= Charlotte Eyerman =

American museum director and curator

Charlotte Nalle Eyerman is an American museum director and curator and expert in 19th century French art. She was appointed Director and Chief Curator of the JPMorgan Chase art collection in 2017. She is a member of the board of trustees at Accountability Lab. Eyerman has also served as Director and chief executive officer of the Monterey Museum of Art (2010–2013), and as Director of the Gagosian Gallery, Beverly Hills.

In 2014 Eyerman was named a Chevalier (Knight) in France's Ordre des Arts et des Lettres, in honor of her "outstanding achievements in the field of cultural diplomacy."

== Biography ==
Charlotte Eyerman is the daughter of artist and psychotherapist, Sun Smith-Foret, and Edward L. Eyerman, Jr., a neurologist and art collector. She was born and raised in St. Louis, Missouri. She received her master's degree in 1990 and her PhD in the History of Art in 1997 from the University of California, Berkeley. At Union College in Schenectady, New York, Eyerman was Assistant Professor of Art History (1994-2001).

Eyerman served as the Director of the French American Museum Exchange (FRAME) North America (2010–2013), Curator of Modern and Contemporary Art at the St. Louis Art Museum, St. Louis, Missouri (2006–2009). As Curator, she oversaw the installation of the 2009 exhibition, Action/Abstraction: Pollock, de Kooning, and American Art, 1940-1976, which won an award from the Association of Art Museum Curators for best installation or exhibition. Before that, Eyerman served as Assistant Curator of Paintings, at the J. Paul Getty Museum, Los Angeles, California (2002–2006). In 2013, she became the executive director of the Monterey Museum of Art.

As independent curator, Eyerman's exhibitions include Just Add Water at the Natural History Museum Los Angeles County (2013–2015), Cubisti Cubismo at the Complesso Monumentale del Vittoriano in Rome, Italy (2011–13), Pacific Standard Time at the Natural History Museum Los Angeles County, and Artistic Evolution at the Natural History Museum Los Angeles County (2010–2012). In 2012, Eyerman gave a TEDx talk on Artist as Muse, in Santa Monica, California.

== Work ==
Along with Mary Morton, the associate curator of paintings at the J. Paul Getty Museum, Eyerman coauthored the work published by the museum that accompanied the 2006 exhibition of a collection of curated works of Gustave Courbet's landscapes Courbet and the Modern Landscape (2006). The publication groups the art by topography and also "succeeds in presenting Courbet in a new light," according to Library Journal. The Art Book wrote "It is a handsome publication, a welcome addition to any library, public or private."

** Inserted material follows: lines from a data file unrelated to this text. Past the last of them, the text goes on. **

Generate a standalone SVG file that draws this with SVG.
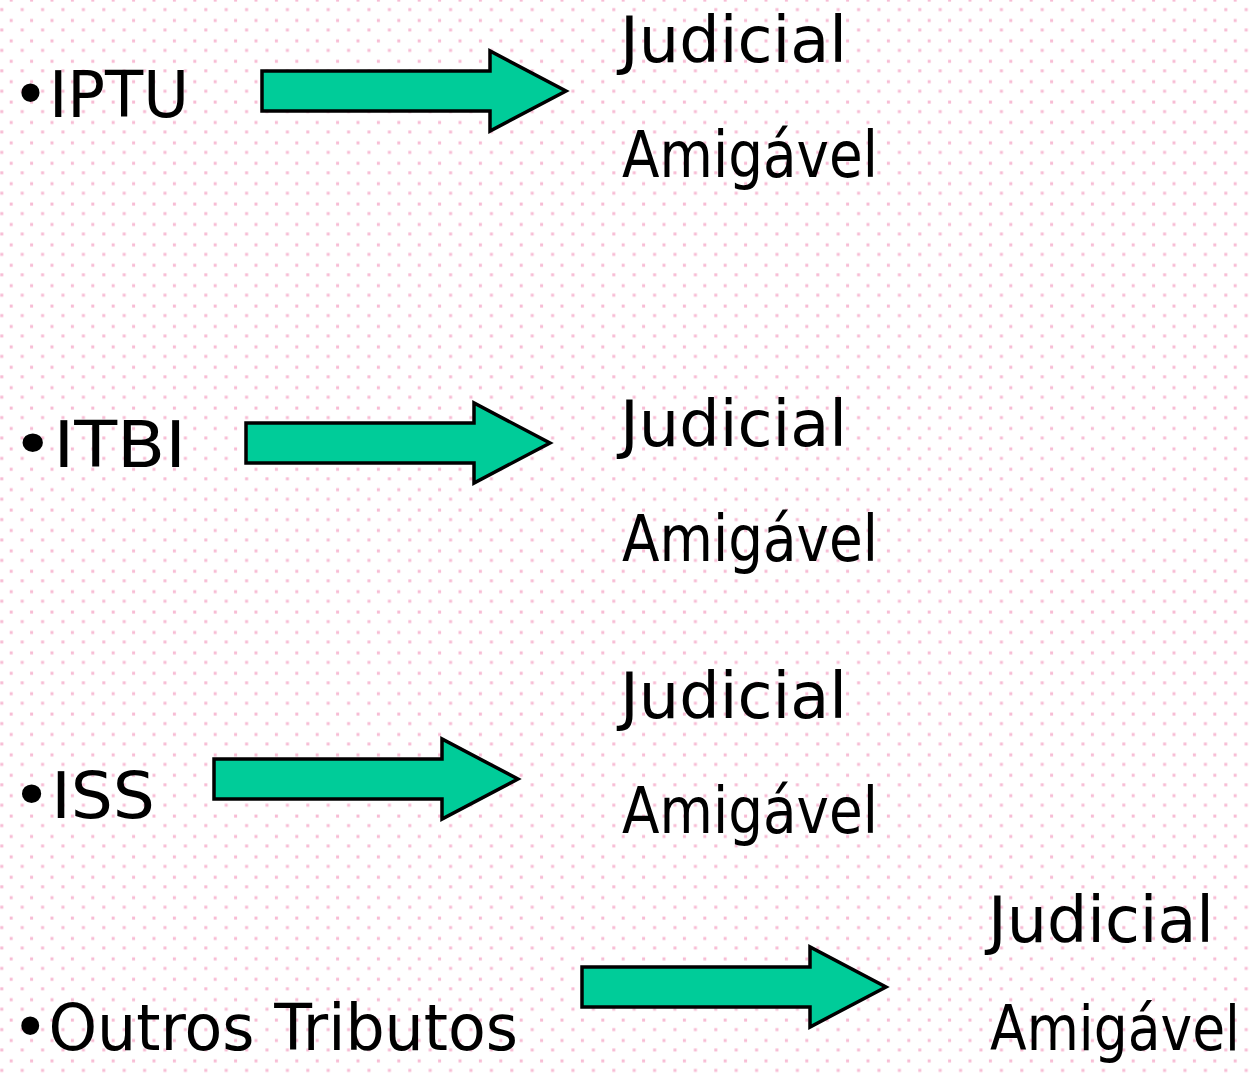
<svg xmlns="http://www.w3.org/2000/svg" xmlns:xlink="http://www.w3.org/1999/xlink" width="1249" height="1073" viewBox="0 0 1249 1073">
<defs>
<pattern id="dots" x="0" y="0" width="20.4" height="20.4" patternUnits="userSpaceOnUse">
<rect x="9.7" y="-1.4" width="3" height="3" fill="#f7bcd4"/>
<rect x="9.7" y="19" width="3" height="3" fill="#f7bcd4"/>
<rect x="0.3" y="8.1" width="3" height="3" fill="#f7bcd4"/>
<rect x="20.7" y="8.1" width="3" height="3" fill="#f7bcd4"/>
</pattern>
<path id="blockArrow" d="M0,20 H228 V0 L304,40 L228,80 V60 H0 Z"/>
<style>
.t{font-family:"Comic Sans MS","DejaVu Sans","Liberation Sans",sans-serif;font-size:64px;fill:#000}
.arr{fill:#00cc99;stroke:#000;stroke-width:3.5;stroke-linejoin:miter}
</style>
</defs>
<rect width="1249" height="1073" fill="#ffffff"/>
<rect width="1249" height="1073" fill="url(#dots)"/>
<g id="connectors">
<use xlink:href="#blockArrow" class="arr" transform="translate(262,51)"/>
<use xlink:href="#blockArrow" class="arr" transform="translate(246,403)"/>
<use xlink:href="#blockArrow" class="arr" transform="translate(214,739)"/>
<use xlink:href="#blockArrow" class="arr" transform="translate(582,947)"/>
</g>
<g id="iptu"><text class="t" x="12" y="117" textLength="177" lengthAdjust="spacingAndGlyphs">•IPTU</text></g>
<g id="iptu-judicial"><text class="t" x="620" y="62" textLength="227" lengthAdjust="spacingAndGlyphs">Judicial</text></g>
<g id="iptu-amigavel"><text class="t" x="622" y="177" textLength="256" lengthAdjust="spacingAndGlyphs">Amigável</text></g>
<g id="itbi"><text class="t" x="12" y="467" textLength="174" lengthAdjust="spacingAndGlyphs">•ITBI</text></g>
<g id="itbi-judicial"><text class="t" x="620" y="446" textLength="227" lengthAdjust="spacingAndGlyphs">Judicial</text></g>
<g id="itbi-amigavel"><text class="t" x="622" y="561" textLength="256" lengthAdjust="spacingAndGlyphs">Amigável</text></g>
<g id="iss"><text class="t" x="12" y="818" textLength="143" lengthAdjust="spacingAndGlyphs">•ISS</text></g>
<g id="iss-judicial"><text class="t" x="620" y="718" textLength="227" lengthAdjust="spacingAndGlyphs">Judicial</text></g>
<g id="iss-amigavel"><text class="t" x="622" y="833" textLength="256" lengthAdjust="spacingAndGlyphs">Amigável</text></g>
<g id="outros"><text class="t" x="12" y="1050" textLength="506" lengthAdjust="spacingAndGlyphs">•Outros Tributos</text></g>
<g id="outros-judicial"><text class="t" x="988" y="942" textLength="226" lengthAdjust="spacingAndGlyphs">Judicial</text></g>
<g id="outros-amigavel"><text class="t" x="990" y="1050" textLength="250" lengthAdjust="spacingAndGlyphs" style="font-size:62px">Amigável</text></g>
</svg>
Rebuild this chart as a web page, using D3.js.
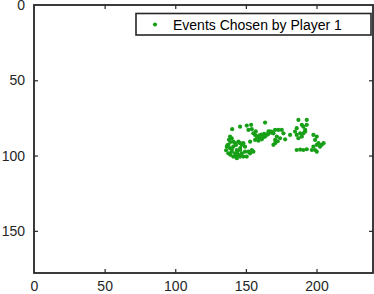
<!DOCTYPE html>
<html>
<head>
<meta charset="utf-8">
<script src="https://cdn.jsdelivr.net/npm/d3@7"></script>
<style>
  html, body { margin: 0; padding: 0; background: #fff; }
  svg { display: block; font-family: "Liberation Sans", Arial, Helvetica, sans-serif; }
</style>
</head>
<body>
<svg id="chart" width="374" height="294"></svg>
<script>
// ---- data ----
const seriesName = "Events Chosen by Player 1";
const xTicks = [0, 50, 100, 150, 200];
const yTicks = [0, 50, 100, 150];
const xDomain = [0, 240];
const yDomain = [0, 178];
const pointsX = [
  138.8,140.0,141.1,137.6,136.5,138.8,141.1,142.4,144.7,145.9,147.1,148.2,149.4,143.6,145.9,140.0,142.4,144.7,147.1,149.4,
  137.6,141.1,143.6,145.9,148.2,150.6,151.8,154.2,153.0,137.0,139.0,143.0,146.0,140.0,144.0,136.0,139.0,143.0,138.0,140.3,
  145.9,153.0,155.3,
  150.6,153.7,151.8,154.2,155.3,156.5,157.7,156.5,158.9,161.3,163.6,165.9,168.3,167.1,169.5,158.9,162.4,164.8,163.6,160.0,
  159.5,161.0,163.0,166.0,157.0,170.7,171.9,174.2,173.0,175.4,169.5,168.3,170.7,176.6,172.5,170.7,177.8,181.3,
  187.2,189.6,190.7,193.1,192.0,186.0,184.8,186.0,188.4,190.7,187.2,189.6,192.0,193.1,197.8,200.2,199.0,201.4,203.7,200.2,
  197.8,199.0,200.2,196.7,190.7,186.0,205.0,188.5,193.1,202.5
];
const pointsY = [
  87.4,88.5,90.8,92.9,94.1,95.1,94.1,91.8,90.8,91.8,92.9,91.8,94.1,96.3,96.3,97.4,98.5,99.6,98.5,97.4,
  98.5,100.7,101.8,100.7,100.7,100.7,97.4,96.3,98.5,93.0,91.0,93.0,95.0,96.0,97.5,96.5,99.5,100.0,89.5,82.5,
  80.8,90.8,97.4,
  80.1,79.6,83.0,82.5,85.2,86.3,87.4,89.6,90.1,89.2,87.4,85.6,84.8,84.1,85.2,88.5,87.8,86.3,78.1,88.0,
  86.5,86.0,85.5,84.0,84.0,89.6,87.4,88.5,83.0,83.0,92.9,84.1,83.0,85.2,90.5,91.8,89.2,86.3,
  76.3,79.6,80.8,79.6,83.0,81.8,84.1,86.3,85.2,85.2,88.5,87.4,84.1,76.3,86.3,87.4,89.6,91.8,92.9,92.9,
  94.1,96.3,97.4,96.3,96.3,96.3,91.8,96.0,95.8,94.1
];

// ---- layout ----
const L = 34, R = 373, T = 5, B = 273;
const axisColor = "#262626";
const dotColor = "#17a017";

const svg = d3.select("#chart");
const x = d3.scaleLinear().domain(xDomain).range([L, R]);
const y = d3.scaleLinear().domain(yDomain).range([T, B]);

// points
const pts = pointsX.map((v, i) => ({x: v, y: pointsY[i]}));
svg.append("g").selectAll("circle").data(pts).join("circle")
  .attr("cx", d => x(d.x)).attr("cy", d => y(d.y)).attr("r", 2.1)
  .attr("fill", dotColor);

// axes
const tickLen = 4;
const fontSize = 14;
const gx = svg.append("g").attr("transform", `translate(0,${B})`)
  .call(d3.axisBottom(x).tickValues(xTicks).tickSizeInner(-tickLen).tickSizeOuter(0).tickPadding(8));
const gxTop = svg.append("g").attr("transform", `translate(0,${T})`)
  .call(d3.axisTop(x).tickValues(xTicks).tickSizeInner(-tickLen).tickSizeOuter(0).tickFormat(""));
const gy = svg.append("g").attr("transform", `translate(${L},0)`)
  .call(d3.axisLeft(y).tickValues(yTicks).tickSizeInner(-tickLen).tickSizeOuter(0).tickPadding(9));
const gyR = svg.append("g").attr("transform", `translate(${R},0)`)
  .call(d3.axisRight(y).tickValues(yTicks).tickSizeInner(-tickLen).tickSizeOuter(0).tickFormat(""));

[gx, gxTop, gy, gyR].forEach(g => {
  g.select(".domain").remove();
  g.selectAll(".tick line").attr("stroke", axisColor).attr("stroke-width", 1.2);
  g.selectAll(".tick text").attr("fill", axisColor).style("font-size", fontSize + "px")
    .style("font-family", '"Liberation Sans", Arial, sans-serif');
});
// hide ticks at the box edges
gx.selectAll(".tick").filter(d => d === xDomain[0]).select("line").remove();
gxTop.selectAll(".tick").filter(d => d === xDomain[0]).select("line").remove();
gy.selectAll(".tick").filter(d => d === yDomain[0]).select("line").remove();
gyR.selectAll(".tick").filter(d => d === yDomain[0]).select("line").remove();

// box
svg.append("rect").attr("x", L).attr("y", T).attr("width", R - L).attr("height", B - T)
  .attr("fill", "none").attr("stroke", axisColor).attr("stroke-width", 1.8);

// legend
const lg = svg.append("g");
lg.append("rect").attr("x", 136).attr("y", 13.5).attr("width", 235).attr("height", 21.5)
  .attr("fill", "#fff").attr("stroke", axisColor).attr("stroke-width", 1.6);
lg.append("circle").attr("cx", 155).attr("cy", 24.5).attr("r", 2.1).attr("fill", dotColor);
lg.append("text").attr("x", 173).attr("y", 29.5).attr("fill", "#000")
  .style("font-size", "14px").style("font-family", '"Liberation Sans", Arial, sans-serif')
  .text(seriesName);
</script>
</body>
</html>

The book, Old Masters, Impressionists, and Moderns (2002) collects the "big names" of French artists from the collection of the State Pushkin Museum in Moscow.

== Publications ==
- The Composition of Femininity: The Significance of the 'Woman at the Piano' Motif in 19th-Century French Culture from Daumier to Renoir (Ph.D. Dissertation) Berkeley: University of California at Berkeley, 1997
- Courbet and the Modern Landscape (with Mary Morton), ISBN 978-0-89236-836-5 hardcover, 2006.
- Old Masters, Impressionists, and Moderns: French Masterworks from the State Pushkin Museum, Moscow (with Irina Antonova, Eugenya Georgievskaya, and Elena Sharnova), ISBN 9780300097368 cloth, 2002.
- Cubisti cubismo / a cura di Charlotte Eyerman. Milano : Skira, 2013. ISBN 8857219038. 9788857219035
- Action/Abstraction: Pollock, de Kooning, and American Art, 1940-1976, (essay) New Haven: Yale University Press, 2009, ISBN 9780300139204.

== Honors ==
In 2014 Eyerman was named a Chevalier (Knight) in France's Ordre des Arts et des Lettres.